Really, I don't think sacramental confession even makes sense until after a regular, non-sacramental manifestation of thoughts. I am a very self-aware, introspective, self-reflective person, but still I'm not always a good judge of my own morals. I need to expose the inside of my mind to someone else's judgment, to be reflected back from another mind. Even if the other person gets it wrong, hearing back something that doesn't ring true may enable me to identify what does resonate within my own heart.
We like to think of ourselves as really rational creatures, acting from free will. And I'm not saying we don't have free will -- otherwise, why bother trying? But our minds and will are actually really complicated, self-contradictory, self-deceptive, pulled around by all kinds of crazy cognitive distortions. Like "no one will know," "ignorance is bliss," "everyone does it," "just one won't count," "I deserve it." Or, conversely, "I'm such a screw-up," "I never learn," "I just got lucky, I didn't earn it," "nobody loves me," "why do I even bother trying?"
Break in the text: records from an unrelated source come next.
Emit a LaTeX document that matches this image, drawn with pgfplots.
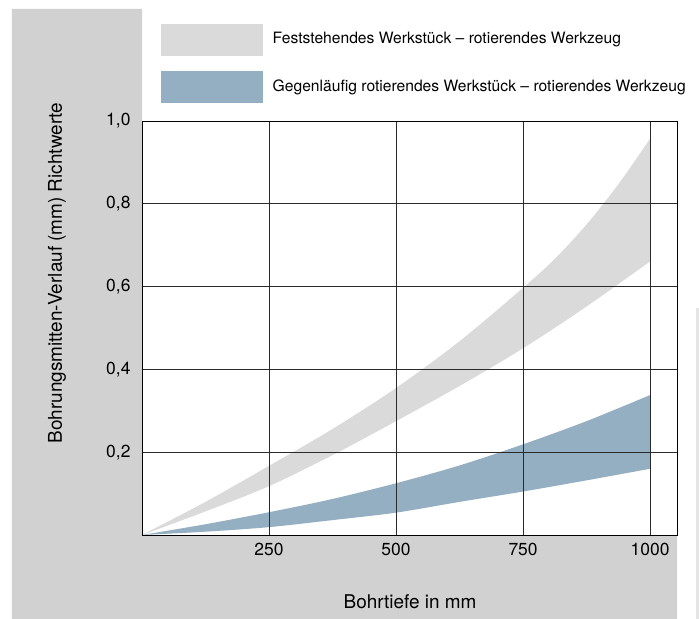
\documentclass[border=0pt]{standalone}
\usepackage{fontspec}
\setmainfont{TeX Gyre Heros}
\usepackage{pgfplots}
\pgfplotsset{compat=1.18}
\usepgfplotslibrary{fillbetween}
\definecolor{bggray}{HTML}{D1D1D1}
\definecolor{bandgray}{HTML}{DADADA}
\definecolor{bandblue}{HTML}{94AFC1}
\definecolor{gridc}{HTML}{2A2A2A}
\begin{document}
\begin{tikzpicture}
\fill[bggray] (-130bp,-84bp) -- (535bp,-84bp) -- (535bp,0bp) -- (0bp,0bp) -- (0bp,526bp) -- (-130bp,526bp) -- cycle;
\fill[black!10] (554bp,-84bp) rectangle (557bp,227bp);
\begin{axis}[
  at={(0bp,0bp)}, anchor=south west,
  scale only axis, width=535bp, height=414bp,
  xmin=0, xmax=1053, ymin=0, ymax=1.0,
  xtick={250,500,750,1000}, ytick={0.2,0.4,0.6,0.8,1.0},
  major tick length=0pt,
  grid=major,
  grid style={gridc, line width=0.7pt},
  axis line style={black, line width=0.8pt},
  axis on top,
  axis background/.style={fill=white},
  /pgf/number format/assume math mode=true,
  tick label style={font=\fontsize{17.5}{20}\selectfont},
  xticklabel style={/pgf/number format/1000 sep={}, yshift=-5bp},
  yticklabel style={/pgf/number format/.cd, use comma, fixed, fixed zerofill, precision=1, /tikz/.cd, xshift=-8bp},
  xlabel={Bohrtiefe in mm},
  ylabel={Bohrungsmitten-Verlauf (mm) Richtwerte},
  every axis x label/.style={at={(axis description cs:0.501,-0.162)}, anchor=center, font=\fontsize{19}{22}\selectfont},
  every axis y label/.style={at={(axis description cs:-0.159,0.633)}, anchor=center, rotate=90, font=\fontsize{19}{22}\selectfont},
]
\addplot[name path=gu, draw=none, smooth] coordinates {
 (0,0) (125,0.080) (250,0.167) (375,0.256) (500,0.355) (625,0.468) (750,0.597) (812.5,0.667) (875,0.750) (937.5,0.847) (1000,0.957)};
\addplot[name path=gl, draw=none, smooth] coordinates {
 (0,0) (125,0.057) (250,0.118) (375,0.193) (500,0.275) (625,0.360) (750,0.451) (875,0.552) (1000,0.661)};
\addplot[fill=bandgray, draw=none] fill between[of=gu and gl];
\addplot[name path=bu, draw=none, smooth] coordinates {
 (0,0) (125,0.026) (250,0.055) (375,0.087) (500,0.125) (625,0.168) (750,0.219) (875,0.275) (1000,0.338)};
\addplot[name path=bl, draw=none, smooth] coordinates {
 (0,0) (125,0.008) (250,0.019) (375,0.036) (500,0.054) (625,0.080) (750,0.105) (875,0.132) (1000,0.160)};
\addplot[fill=bandblue, draw=none] fill between[of=bu and bl];
\end{axis}
\fill[bandgray] (19bp,479bp) rectangle (121bp,511bp);
\fill[bandblue] (19bp,432bp) rectangle (121bp,464bp);
\node[anchor=west, inner sep=0pt, font=\fontsize{15.7}{19}\selectfont] at (130.5bp,495bp) {Feststehendes Werkstück – rotierendes Werkzeug};
\node[anchor=west, inner sep=0pt, font=\fontsize{15.7}{19}\selectfont] at (130.5bp,448bp) {Gegenläufig rotierendes Werkstück – rotierendes Werkzeug};
\useasboundingbox (-142bp,-84bp) rectangle (557bp,535bp);
\end{tikzpicture}
\end{document}
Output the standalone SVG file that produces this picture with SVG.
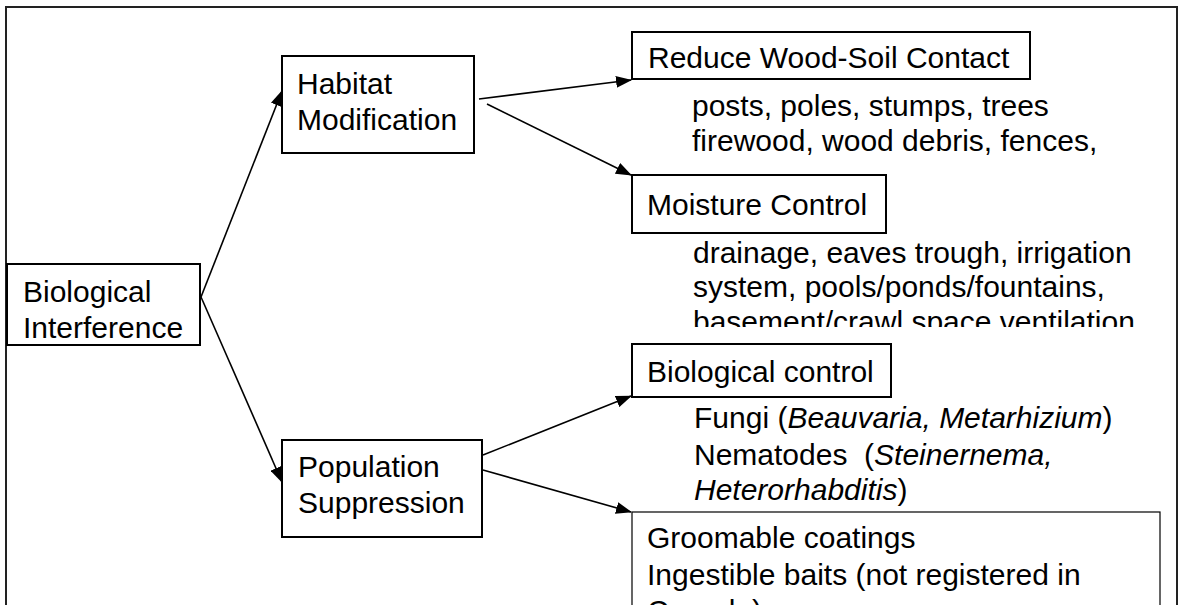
<svg xmlns="http://www.w3.org/2000/svg" width="1178" height="605" viewBox="0 0 1178 605">
<style>
  text { font-family: "Liberation Sans", Arial, sans-serif; font-size: 30px; fill: #000; white-space: pre; }
  .box { fill: #fff; stroke: #000; stroke-width: 2; }
  .thin { fill: #fff; stroke: #000; stroke-width: 1.2; }
  .conn { fill: none; stroke: #000; stroke-width: 1.6; marker-end: url(#arrow); }
  .it { font-style: italic; }
</style>
<defs>
  <marker id="arrow" markerUnits="userSpaceOnUse" markerWidth="16" markerHeight="12" viewBox="0 0 16 12" refX="15" refY="6" orient="auto">
    <path d="M0,0 L16,6 L0,12 Z" fill="#000"/>
  </marker>
  <clipPath id="clipVent"><rect x="600" y="290" width="578" height="37"/></clipPath>
</defs>
<rect width="1178" height="605" fill="#fff"/>
<path id="frame" d="M6,605 V7 H1177 V605" fill="none" stroke="#222" stroke-width="2"/>

<g id="connectors">
  <line class="conn" x1="201" y1="297" x2="282" y2="91"/>
  <line class="conn" x1="201" y1="297" x2="282" y2="482"/>
  <line class="conn" x1="479" y1="99" x2="631" y2="80"/>
  <line class="conn" x1="487" y1="104" x2="631" y2="175"/>
  <line class="conn" x1="483" y1="455" x2="631" y2="396"/>
  <line class="conn" x1="483" y1="470" x2="631" y2="512"/>
</g>

<g id="node-biological-interference">
  <rect class="box" x="7" y="264" width="193" height="81"/>
  <text x="23" y="302">Biological</text>
  <text x="23" y="338">Interference</text>
</g>

<g id="node-habitat-modification">
  <rect class="box" x="282" y="56" width="192" height="97"/>
  <text x="297" y="94">Habitat</text>
  <text x="297" y="130">Modification</text>
</g>

<g id="node-population-suppression">
  <rect class="box" x="282" y="440" width="200" height="97"/>
  <text x="298" y="477">Population</text>
  <text x="298" y="513">Suppression</text>
</g>

<g id="node-reduce-wood-soil-contact">
  <text x="692" y="116">posts, poles, stumps, trees</text>
  <text x="692" y="151">firewood, wood debris, fences,</text>
  <rect class="box" x="632" y="32" width="398" height="47"/>
  <text x="648" y="68">Reduce Wood-Soil Contact</text>
</g>

<g id="node-moisture-control">
  <rect class="box" x="632" y="175" width="254" height="58"/>
  <text x="647" y="215">Moisture Control</text>
  <text x="693" y="263">drainage, eaves trough, irrigation</text>
  <text x="693" y="297">system, pools/ponds/fountains,</text>
  <text x="693" y="332" clip-path="url(#clipVent)">basement/crawl space ventilation</text>
</g>

<g id="node-biological-control">
  <rect class="box" x="632" y="344" width="259" height="53"/>
  <text x="647" y="382">Biological control</text>
  <text x="694" y="428">Fungi (<tspan class="it">Beauvaria, Metarhizium</tspan>)</text>
  <text x="694" y="465">Nematodes  (<tspan class="it">Steinernema,</tspan></text>
  <text x="694" y="500"><tspan class="it">Heterorhabditis</tspan>)</text>
</g>

<g id="node-other-suppression">
  <rect class="thin" x="632" y="512" width="528" height="120"/>
  <text x="647" y="548">Groomable coatings</text>
  <text x="647" y="585">Ingestible baits (not registered in</text>
  <text x="647" y="621">Canada)</text>
</g>
</svg>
For me to go to Confession, to the sacrament, assumes that I'm pretty clear on what my sins are, what I want to ask absolution for. And that takes a level of self-awareness and self-honesty that most of us probably have some of the time, but few or maybe none of us have all the time. I know I don't. Guilt is an appropriate response to sin. But it's also very easily confused with shame, which is actually a really common response to abuse, including emotional abuse and, very notably, spiritual abuse. Shame is also mixed up with pride, in that it has more to do with not wanting other people to perceive us as bad than plain healthy guilt does.
Let me put it this way: guilt is the sense of cognitive dissonance between my values and my actions (or omissions, or thoughts, or words). Shame is more pervasive. It's a discrepancy between my self-concept and my ideal self, and it goes along with toxic perfectionism, toxic social masking, and manipulativeness. Shame is itself a distortion, because we are all inherently precious, we are all absolutely worthy, we are all beloved of our Creator, even in a state of guilt.
Shame, or guilt distorted by shame, wants to hide at all costs; hiding our guilt also sinks us in shame. Guilt and shame brought out into the light, and confessed to ourselves, to God, and to another human being, has no more power to drag us down. Whichever emotion comes first, it is manifestation of thoughts that defuses the toxicity of shame, clarifies our conscience, and enables us to move through guilt to repentance and conversion.
This is long enough for now. I have thoughts on penance and making amends, too, but I'll leave that for another post. For now, peace and grace to all who read these words.